As a member of the government, I have found that the translation of our policies into law has sometimes required modification to meet the necessary human rights standards and to achieve a high level of compatibility with human rights principles. This is how it should be.

The enactment of a human rights charter has demonstrated that, even in a nation such as Australia, which is relatively alert to the protection and promotion of civil and political rights, governments should be accountable and test legislation against international human rights standards. The charter of rights, like our Human Rights Act, ensures that the actions of government do not unnecessarily or unreasonably place limitations on human rights.

Section 44 of the Human Rights Act requires that, after five years of the act’s operation, a review of the act must be undertaken and a report presented to the Assembly. Today I am tabling that report.

The report that I am tabling is an assessment of the first five years of operation of the act and makes recommendations in relation to the human rights regime against the original policy direction of the government when first implementing the act. The report is not merely a snapshot but the product of five years of research.

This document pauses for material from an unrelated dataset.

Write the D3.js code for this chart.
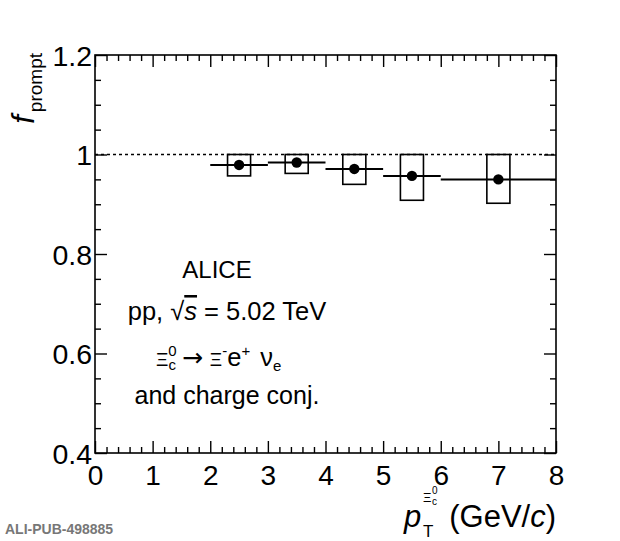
<!DOCTYPE html>
<html>
<head>
<meta charset="utf-8">
<script src="https://cdn.jsdelivr.net/npm/d3@7"></script>
<style>
  html, body { margin: 0; padding: 0; background: #fff; }
  svg { display: block; }
  text { font-family: "Liberation Sans", Arial, Helvetica, sans-serif; fill: #000; }
</style>
</head>
<body>
<svg id="chart" width="620" height="541"></svg>
<script>
// ---- data ----
const ptLow    = [2, 3, 4, 5, 6];
const ptHigh   = [3, 4, 5, 6, 8];
const ptCenter = [2.5, 3.5, 4.5, 5.5, 7];
const fPrompt  = [0.979, 0.984, 0.971, 0.957, 0.950];
const sysLow   = [0.957, 0.962, 0.940, 0.908, 0.902];
const sysHigh  = [1.0, 1.0, 1.0, 1.0, 1.0];
const sysHalfWidth = 0.2;
const xTicks = [0, 1, 2, 3, 4, 5, 6, 7, 8];
const yTicks = [0.4, 0.6, 0.8, 1.0, 1.2];
const yTickLabels = ["0.4", "0.6", "0.8", "1", "1.2"];
const refLine = 1.0;

const svg = d3.select("#chart");
const L = 95, R = 556, T = 55, B = 453;
const x = d3.scaleLinear().domain([0, 8]).range([L, R]);
const y = d3.scaleLinear().domain([0.4, 1.2]).range([B, T]);

const xMinor = d3.range(0, 8.0001, 0.2).map(v => +v.toFixed(2)).filter(v => !xTicks.includes(v));
const yMinor = d3.range(0.4, 1.2001, 0.05).map(v => +v.toFixed(2)).filter(v => !yTicks.some(t => Math.abs(t - v) < 1e-6));

function styleAxis(g) {
  g.select(".domain").remove();
  g.selectAll("line").attr("stroke", "#000").attr("stroke-width", 1.4);
}

// bottom axis
const gB = svg.append("g").attr("transform", `translate(0,${B})`);
gB.call(d3.axisBottom(x).tickValues(xTicks).tickSize(-12).tickPadding(0).tickFormat(d3.format("d"))).call(styleAxis);
gB.selectAll("text").attr("font-size", 28).attr("y", 32).attr("dy", 0)
  .attr("font-family", "Liberation Sans, Arial, sans-serif").attr("fill", "#000");
svg.append("g").attr("transform", `translate(0,${B})`)
  .call(d3.axisBottom(x).tickValues(xMinor).tickSize(-6).tickFormat("")).call(styleAxis);
// top axis
svg.append("g").attr("transform", `translate(0,${T})`)
  .call(d3.axisTop(x).tickValues(xTicks).tickSize(-12).tickFormat("")).call(styleAxis);
svg.append("g").attr("transform", `translate(0,${T})`)
  .call(d3.axisTop(x).tickValues(xMinor).tickSize(-6).tickFormat("")).call(styleAxis);
// left axis
const gL = svg.append("g").attr("transform", `translate(${L},0)`);
gL.call(d3.axisLeft(y).tickValues(yTicks).tickSize(-12).tickPadding(0)
  .tickFormat((d, i) => yTickLabels[i])).call(styleAxis);
gL.selectAll("text").attr("font-size", 28.5).attr("x", -3).attr("dy", "0.36em")
  .attr("font-family", "Liberation Sans, Arial, sans-serif").attr("fill", "#000");
svg.append("g").attr("transform", `translate(${L},0)`)
  .call(d3.axisLeft(y).tickValues(yMinor).tickSize(-6).tickFormat("")).call(styleAxis);
// right axis
svg.append("g").attr("transform", `translate(${R},0)`)
  .call(d3.axisRight(y).tickValues(yTicks).tickSize(-12).tickFormat("")).call(styleAxis);
svg.append("g").attr("transform", `translate(${R},0)`)
  .call(d3.axisRight(y).tickValues(yMinor).tickSize(-6).tickFormat("")).call(styleAxis);

// frame
svg.append("rect").attr("x", L).attr("y", T).attr("width", R - L).attr("height", B - T)
  .attr("fill", "none").attr("stroke", "#000").attr("stroke-width", 1.6);

// reference dotted line
svg.append("line").attr("x1", x(0)).attr("x2", x(8)).attr("y1", y(refLine)).attr("y2", y(refLine))
  .attr("stroke", "#000").attr("stroke-width", 1.5).attr("stroke-dasharray", "3,3");

const data = ptCenter.map((c, i) => ({ c, lo: ptLow[i], hi: ptHigh[i], v: fPrompt[i], sl: sysLow[i], sh: sysHigh[i] }));

// systematic boxes
svg.append("g").selectAll("rect").data(data).join("rect")
  .attr("x", d => x(d.c - sysHalfWidth)).attr("width", d => x(d.c + sysHalfWidth) - x(d.c - sysHalfWidth))
  .attr("y", d => y(d.sh)).attr("height", d => y(d.sl) - y(d.sh))
  .attr("fill", "none").attr("stroke", "#000").attr("stroke-width", 1.6);

// bin-width bars
svg.append("g").selectAll("line").data(data).join("line")
  .attr("x1", d => x(d.lo)).attr("x2", d => x(d.hi))
  .attr("y1", d => y(d.v)).attr("y2", d => y(d.v))
  .attr("stroke", "#000").attr("stroke-width", 2);

// markers
svg.append("g").selectAll("circle").data(data).join("circle")
  .attr("cx", d => x(d.c)).attr("cy", d => y(d.v)).attr("r", 5.2).attr("fill", "#000");

// y title
const yt = svg.append("text").attr("transform", "translate(34,53) rotate(-90)")
  .attr("text-anchor", "end");
yt.append("tspan").attr("font-size", 31).attr("font-style", "italic").text("f");
yt.append("tspan").attr("font-size", 19).attr("dx", 3).attr("dy", 8).text("prompt");

// x title
svg.append("text").attr("x", 404).attr("y", 527).attr("font-size", 31).attr("font-style", "italic").text("p");
svg.append("text").attr("x", 423).attr("y", 537).attr("font-size", 17).text("T");
svg.append("text").attr("x", 423).attr("y", 502).attr("font-size", 13).text("Ξ");
svg.append("text").attr("x", 432).attr("y", 505).attr("font-size", 10).text("c");
svg.append("text").attr("x", 432).attr("y", 494).attr("font-size", 10).text("0");
const xt = svg.append("text").attr("x", 556).attr("y", 527).attr("font-size", 31).attr("text-anchor", "end");
xt.append("tspan").text("(GeV/");
xt.append("tspan").attr("font-style", "italic").text("c");
xt.append("tspan").text(")");

// annotation
svg.append("text").attr("x", 217).attr("y", 278).attr("font-size", 24).attr("text-anchor", "middle").text("ALICE");
const t2 = svg.append("text").attr("x", 227).attr("y", 320).attr("font-size", 25.5).attr("text-anchor", "middle");
t2.append("tspan").text("pp, ");
t2.append("tspan").text("√");
t2.append("tspan").attr("font-style", "italic").attr("text-decoration", "overline").text("s");
t2.append("tspan").text(" = 5.02 TeV");

const t3 = svg.append("text").attr("x", 156).attr("y", 366).attr("font-size", 25.5);
t3.append("tspan").attr("font-size", 19).text("Ξ");
t3.append("tspan").attr("font-size", 15).attr("dy", -10).text("0");
t3.append("tspan").attr("font-size", 15).attr("dx", -8.3).attr("dy", 14).text("c");
t3.append("tspan").attr("dy", -4).attr("dx", 6).attr("font-family", "DejaVu Sans").attr("font-size", 25).text("→");
t3.append("tspan").attr("dx", 7).attr("font-size", 19).text("Ξ");
t3.append("tspan").attr("font-size", 15).attr("dy", -10).text("-");
t3.append("tspan").attr("dy", 10).text("e");
t3.append("tspan").attr("font-size", 15).attr("dy", -10).text("+");
t3.append("tspan").attr("dy", 10).attr("dx", 3).text(" ν");
t3.append("tspan").attr("font-size", 15).attr("dy", 5).text("e");

svg.append("text").attr("x", 227).attr("y", 404).attr("font-size", 25).attr("text-anchor", "middle").text("and charge conj.");

// publication id
svg.append("text").attr("x", 5).attr("y", 534).attr("font-size", 14)
  .attr("font-family", "Liberation Mono, Courier New, monospace").attr("font-weight", "bold")
  .style("fill", "#777").text("ALI-PUB-498885");
</script>
</body>
</html>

The research that produced this report has also contributed to many academic and learned works on the ACT’s human rights regime. The research was made possible under an Australian Research Council linkage grant and the work carried out under a partnership agreement between the Australian National University and the Department of Justice and Community Safety.

The ACT Human Rights Act research project was led by Professor Hilary Charlesworth, a renowned human rights lawyer and academic, and Professor Andrew Byrnes, currently a professor of international law at the University of New South Wales and formerly of the ANU. Professor Charlesworth, as many members will know, was the chairperson of the ACT Bill of Rights Consultative Committee which was established to inquire into the question of whether the ACT should adopt a bill of rights and what form it might take. She and her colleagues are highly qualified to examine and assess where we are now as a human rights jurisdiction of five years standing.

I am particularly pleased to table this report which recognises the significant research undertaken by the ACT Human Rights Act research project team over the last five years. Most particularly, the report represents an independent but informed view on the implementation of human rights in the territory.